Framework’s Purpose. In June 2017, the TCFD released its final recommendations, which constitute a voluntary reporting framework designed to aid companies in developing and disclosing consistent and comparable climate-related financial information, as we explain more fully in a prior blog post. The recommendations focus on the business risks and opportunities associated with climate-related matters. The TCFD framework enables companies, who so choose, to integrate climate-related information into their financial statements, including those filed with the SEC. The TCFD contends that better disclosure not only assists companies in allocating their capital more efficiently, but also furthers the transition to a more sustainable, lower-carbon economy.
Relevance to the U.S. Markets. Investors generally seek climate-related disclosures that are consistent, comparable, decision useful and financially material. With no line item climate-related disclosure framework legally mandated in the United States, investor demand has increased for companies to report voluntarily climate-related information around one framework. Some major investors, such as BlackRock and State Street Global Advisors, either require or strongly encourage companies to adopt the TCFD recommendations for assessing their climate-related risks and making their climate risk disclosures. Moreover, the TCFD’s increasing international appeal and popularity has made the framework relevant particularly for large companies operating globally. According to the report, nearly 60% of the world’s largest public companies support the TCFD, report in line with the recommendations, or both.
Key Takeaways of the Report.
- Globally more than 1,500 organizations—companies, financial institutions and governments—have expressed support for the TCFD framework, representing an increase of over 85% since the second status report published in 2019, which we previously discussed.
- Larger companies are more likely to disclose information aligned with the recommendations. On average across the TCFD recommendations, 42% of companies with a market capitalization over $10 billion disclosed at least some information that aligned with each TCFD recommendation in 2019. These companies’ disclosure levels exceeded 50% for certain information related to strategy and climate-related metrics under the TCFD’s recommendations.
- The largest increase in disclosure was related to how companies identify, assess, and manage climate-related risk.
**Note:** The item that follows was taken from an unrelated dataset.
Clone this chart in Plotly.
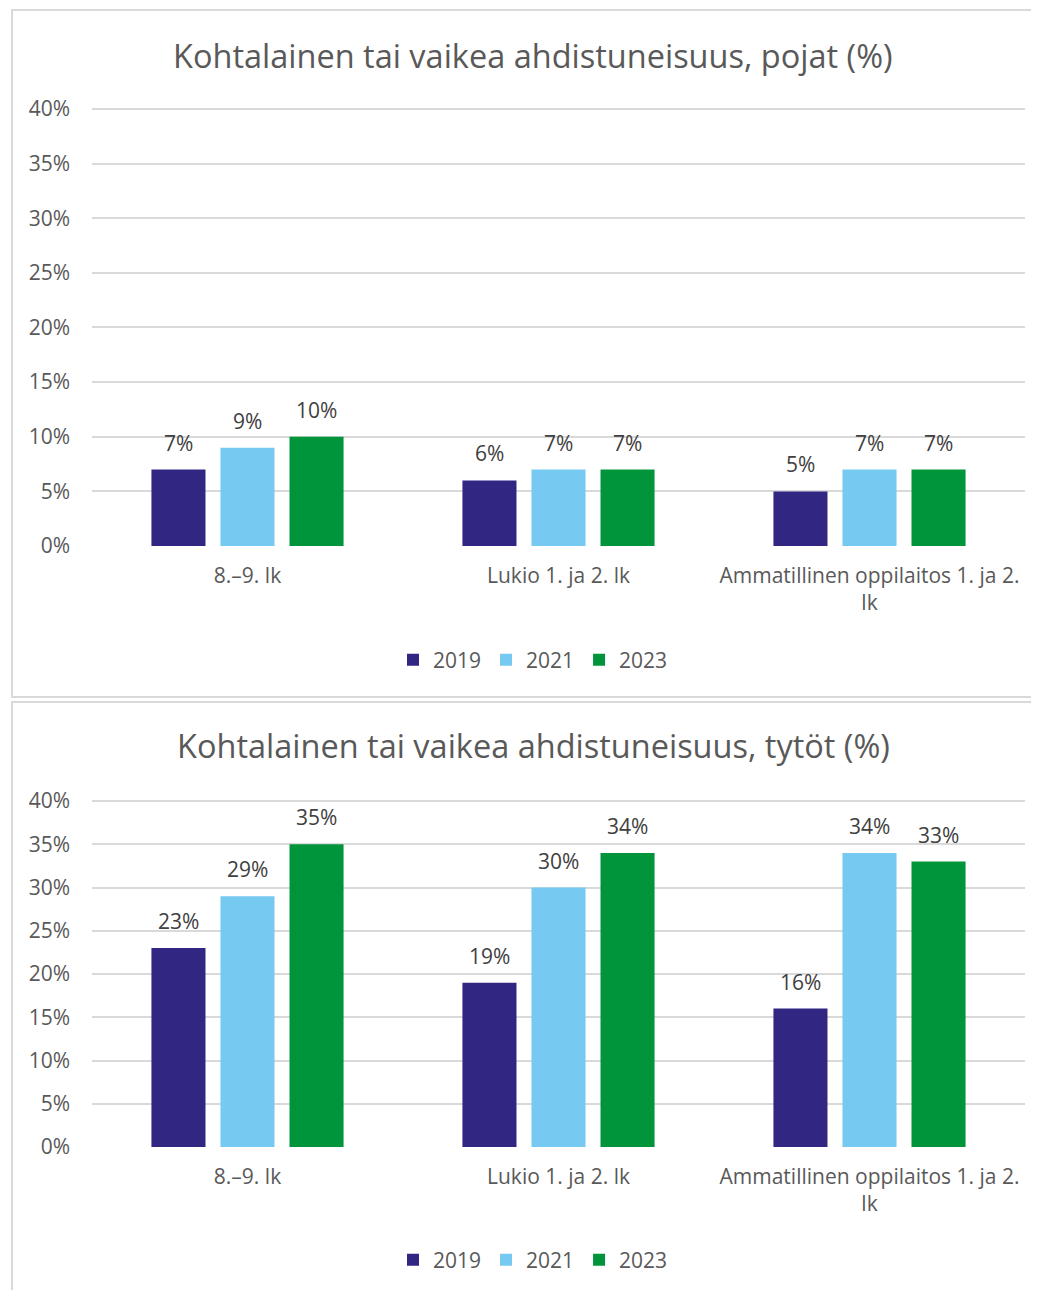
import plotly.graph_objects as go

categories = ["8.–9. lk", "Lukio 1. ja 2. lk", "Ammatillinen oppilaitos 1. ja 2.<br>lk"]
years = ["2019", "2021", "2023"]
boys_2019 = [7, 6, 5]
boys_2021 = [9, 7, 7]
boys_2023 = [10, 7, 7]
girls_2019 = [23, 19, 16]
girls_2021 = [29, 30, 34]
girls_2023 = [35, 34, 33]
y_ticks = [0, 5, 10, 15, 20, 25, 30, 35, 40]
y_tick_labels = [f"{t}%" for t in y_ticks]
title_boys = "Kohtalainen tai vaikea ahdistuneisuus, pojat (%)"
title_girls = "Kohtalainen tai vaikea ahdistuneisuus, tytöt (%)"

colors = ["#312783", "#76C9F0", "#00953A"]
W, H = 1039, 1290
OFF = 8  # page body margin
FONT = "Open Sans"
FS = 21
YMAX = 0.402  # a touch above 40% so the 40% gridline is drawn

def py(px):
    return 1 - (px - OFF) / H

def pxx(px):
    return (px - OFF) / W

def top_px(zero_px, forty_px):
    return zero_px - (zero_px - forty_px) * YMAX / 0.40

fig = go.Figure()
boys = [boys_2019, boys_2021, boys_2023]
girls = [girls_2019, girls_2021, girls_2023]

for i, (yr, vals) in enumerate(zip(years, boys)):
    fig.add_trace(go.Bar(x=categories, y=[v / 100 for v in vals], name=yr,
                         marker=dict(color=colors[i], line=dict(width=0)),
                         xaxis="x", yaxis="y", legend="legend"))
for i, (yr, vals) in enumerate(zip(years, girls)):
    fig.add_trace(go.Bar(x=categories, y=[v / 100 for v in vals], name=yr,
                         marker=dict(color=colors[i], line=dict(width=0)),
                         xaxis="x2", yaxis="y2", legend="legend2"))

annotations = []
slot = 69
for axis_suffix, data in (("", boys), ("2", girls)):
    for i, vals in enumerate(data):
        for c, v in zip(categories, vals):
            annotations.append(dict(x=c, y=v / 100, xref="x" + axis_suffix, yref="y" + axis_suffix,
                                    text=f"{v}%", showarrow=False, yanchor="bottom",
                                    xshift=(i - 1) * slot, yshift=11,
                                    font=dict(family=FONT, size=FS, color="#404040")))

annotations.append(dict(x=pxx(533), y=py(55), xref="paper", yref="paper", text=title_boys,
                        showarrow=False, xanchor="center", yanchor="middle",
                        font=dict(family=FONT, size=32.5, color="#595959")))
annotations.append(dict(x=pxx(533), y=py(746), xref="paper", yref="paper", text=title_girls,
                        showarrow=False, xanchor="center", yanchor="middle",
                        font=dict(family=FONT, size=32.5, color="#595959")))

yaxis_common = dict(range=[0, YMAX], tickvals=[t / 100 for t in y_ticks], ticktext=y_tick_labels,
                    showgrid=True, gridcolor="#d9d9d9", gridwidth=1.5, zeroline=False,
                    showline=False, ticks="", ticklabelstandoff=21, automargin=False,
                    tickfont=dict(family=FONT, size=FS, color="#595959"), fixedrange=True)
xaxis_common = dict(showline=False, ticks="", showgrid=False, ticklabelstandoff=15, automargin=False,
                    tickfont=dict(family=FONT, size=FS, color="#595959"))

shapes = [
    dict(type="rect", xref="paper", yref="paper", x0=pxx(12), x1=pxx(1070), y0=py(697), y1=py(10),
         line=dict(color="#d9d9d9", width=2), fillcolor="rgba(0,0,0,0)", layer="below"),
    dict(type="rect", xref="paper", yref="paper", x0=pxx(12), x1=pxx(1070), y0=py(1320), y1=py(702),
         line=dict(color="#d9d9d9", width=2), fillcolor="rgba(0,0,0,0)", layer="below"),
]

fig.update_layout(
    width=W, height=H,
    margin=dict(l=0, r=0, t=0, b=0, autoexpand=False),
    paper_bgcolor="white", plot_bgcolor="white",
    barmode="group", bargap=0.334, bargroupgap=0.217,
    font=dict(family=FONT, color="#595959"),
    xaxis=dict(domain=[pxx(92), pxx(1025)], anchor="y", **xaxis_common),
    yaxis=dict(domain=[py(546), py(top_px(546, 109))], anchor="x", **yaxis_common),
    xaxis2=dict(domain=[pxx(92), pxx(1025)], anchor="y2", **xaxis_common),
    yaxis2=dict(domain=[py(1147), py(top_px(1147, 801))], anchor="x2", **yaxis_common),
    legend=dict(orientation="h", x=pxx(533), y=py(660), xanchor="center", yanchor="middle",
                font=dict(family=FONT, size=FS, color="#595959"), itemwidth=30, traceorder="normal"),
    legend2=dict(orientation="h", x=pxx(533), y=py(1260), xanchor="center", yanchor="middle",
                 font=dict(family=FONT, size=FS, color="#595959"), itemwidth=30, traceorder="normal"),
    annotations=annotations,
    shapes=shapes,
    showlegend=True,
)

fig.write_html("out.html")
Further, the TCFD found that industries with the greatest exposure to material climate risk provided the highest levels of TCFD disclosure.
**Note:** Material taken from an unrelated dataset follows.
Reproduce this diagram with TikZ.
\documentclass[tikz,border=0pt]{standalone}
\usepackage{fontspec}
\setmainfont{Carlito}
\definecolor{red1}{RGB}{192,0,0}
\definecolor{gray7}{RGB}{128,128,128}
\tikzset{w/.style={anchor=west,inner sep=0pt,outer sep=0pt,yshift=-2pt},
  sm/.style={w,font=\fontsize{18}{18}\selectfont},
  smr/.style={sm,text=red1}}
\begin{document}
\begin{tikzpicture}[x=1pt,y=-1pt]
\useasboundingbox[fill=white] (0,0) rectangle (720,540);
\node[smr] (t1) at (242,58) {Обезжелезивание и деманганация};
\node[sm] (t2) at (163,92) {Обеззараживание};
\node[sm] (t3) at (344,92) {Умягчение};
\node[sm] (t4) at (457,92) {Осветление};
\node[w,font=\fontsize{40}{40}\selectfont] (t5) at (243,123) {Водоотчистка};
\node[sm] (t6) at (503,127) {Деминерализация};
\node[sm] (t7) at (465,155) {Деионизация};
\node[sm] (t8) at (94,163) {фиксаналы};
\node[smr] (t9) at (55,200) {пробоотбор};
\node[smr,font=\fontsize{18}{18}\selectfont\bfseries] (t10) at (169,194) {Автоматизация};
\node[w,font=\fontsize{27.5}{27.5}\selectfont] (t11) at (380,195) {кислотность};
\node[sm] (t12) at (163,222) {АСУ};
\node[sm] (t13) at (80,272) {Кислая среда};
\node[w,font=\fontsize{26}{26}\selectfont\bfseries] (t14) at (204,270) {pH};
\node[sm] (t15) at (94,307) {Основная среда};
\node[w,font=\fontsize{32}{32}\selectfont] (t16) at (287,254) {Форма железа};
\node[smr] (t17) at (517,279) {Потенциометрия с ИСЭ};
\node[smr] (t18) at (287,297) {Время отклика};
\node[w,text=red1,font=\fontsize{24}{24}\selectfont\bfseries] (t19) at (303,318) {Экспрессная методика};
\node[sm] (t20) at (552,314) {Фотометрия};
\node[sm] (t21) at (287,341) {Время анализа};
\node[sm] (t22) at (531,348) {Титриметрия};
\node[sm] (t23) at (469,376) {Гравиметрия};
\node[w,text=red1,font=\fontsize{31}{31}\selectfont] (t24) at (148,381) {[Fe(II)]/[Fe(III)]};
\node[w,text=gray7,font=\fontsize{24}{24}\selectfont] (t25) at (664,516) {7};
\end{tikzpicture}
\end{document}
- Almost 60% of the 100 largest global public companies support the TCFD, report in line with the TCFD recommendations, or both.
- In fiscal year 2019, energy companies and materials and buildings companies provided more TCFD-aligned disclosures compared with other sectors, with an average level of 40% for energy companies and 30% for materials and buildings companies.
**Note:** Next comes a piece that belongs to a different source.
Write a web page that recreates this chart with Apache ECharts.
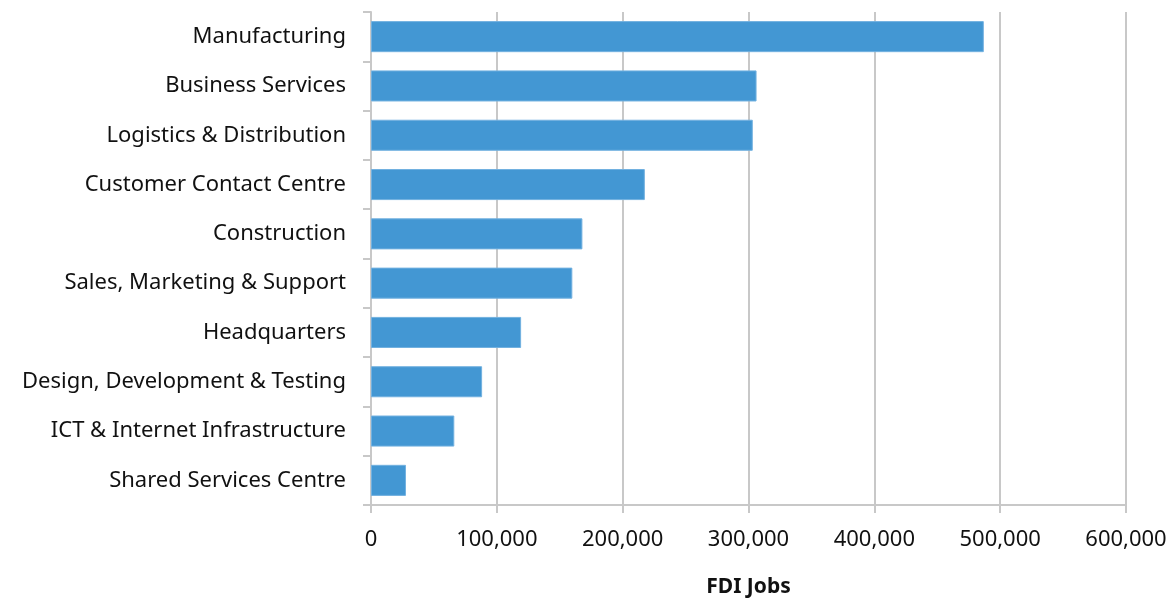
<!DOCTYPE html>
<html>
<head>
<meta charset="utf-8">
<script src="https://cdn.jsdelivr.net/npm/echarts@6/dist/echarts.min.js"></script>
<style>
  html, body { margin: 0; padding: 0; background: #ffffff; }
  #chart { width: 1176px; height: 599px; }
</style>
</head>
<body>
<div id="chart"></div>
<script>
// FDI jobs by business activity
const categories = [
  'Manufacturing',
  'Business Services',
  'Logistics & Distribution',
  'Customer Contact Centre',
  'Construction',
  'Sales, Marketing & Support',
  'Headquarters',
  'Design, Development & Testing',
  'ICT & Internet Infrastructure',
  'Shared Services Centre'
];
const jobs = [487000, 306400, 303400, 217600, 168000, 160000, 119300, 88300, 66200, 27800];
const xTicks = { min: 0, max: 600000, interval: 100000 };

const gridColor = '#c8c8c8';
const fontFamily = '"Noto Sans", "Open Sans", sans-serif';
const fontSize = 22;

const chart = echarts.init(document.getElementById('chart'), null, { renderer: 'canvas' });
chart.setOption({
  animation: false,
  grid: { left: 371, right: 50, top: 12, bottom: 94, containLabel: false, outerBoundsMode: 'none' },
  xAxis: {
    type: 'value',
    min: xTicks.min,
    max: xTicks.max,
    interval: xTicks.interval,
    name: 'FDI Jobs',
    nameLocation: 'middle',
    nameGap: 72,
    nameTextStyle: { fontFamily, fontSize: 21, fontWeight: 'bold', color: '#111' },
    axisLine: { show: true, lineStyle: { color: gridColor, width: 2 } },
    axisTick: { show: true, length: 8, lineStyle: { color: gridColor, width: 2 } },
    splitLine: { show: true, lineStyle: { color: gridColor, width: 2 } },
    axisLabel: {
      fontFamily, fontSize, color: '#111', margin: 24,
      formatter: v => v.toLocaleString('en-US')
    }
  },
  yAxis: {
    type: 'category',
    data: categories,
    inverse: true,
    axisLine: { show: true, lineStyle: { color: gridColor, width: 2 } },
    axisTick: { show: true, length: 8, alignWithLabel: false, lineStyle: { color: gridColor, width: 2 } },
    splitLine: { show: false },
    axisLabel: { fontFamily, fontSize, color: '#111', margin: 25 }
  },
  series: [{
    type: 'bar',
    data: jobs,
    barCategoryGap: '37%',
    itemStyle: { color: '#4397d3', borderColor: '#72b1e0', borderWidth: 1 }
  }]
});
</script>
</body>
</html>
- One in 15 companies that the TCFD reviewed using AI assistance disclosed information on the resilience of their strategies.
- Expert users identified the “most useful” decision-making information as the impact of climate change on the company’s business and strategy. The report also includes other information deemed useful by expert users that the TCFD believes could provide companies with helpful insight or a roadmap. The TCFD states that “expert users” include members of the financial sector and others who are well versed in the TCFD framework and regularly use climate-related information in making financial decisions.
New Guidance Available. The TCFD has released two new guidance documents to aid companies in their disclosures:
- Scenario Analysis for Non-Financial Companies. The TCFD intends for this guidance to assist non-financial companies interested in using climate-related scenarios. The guidance includes practical, process-oriented approaches for climate-related scenario analysis and ideas for disclosing the resilience of company strategies.
- Integration of Climate-Related Risks into Risk Management Processes. The TCFD created this guidance to help companies that are interested in integrating climate-related risks into their existing risk-management processes and making disclosures related to these processes in alignment with the TCFD recommendations.
Feedback Requested on Financial Sector Metrics. The TCFD has begun a consultation period ending January 27, 2021 to receive feedback on climate-related metrics for the financial sector. More information is available on the TCFD website.
What’s Next? The TCFD will deliver its next status report to the FSB in September 2021. In the upcoming months, the TCFD will continue to promote and monitor adoption of its recommendations. Lastly, it will consider the feedback received through the public consultation on the financial sector and determine appropriate next steps, which may include publicly sharing the consultation results with participants’ names omitted.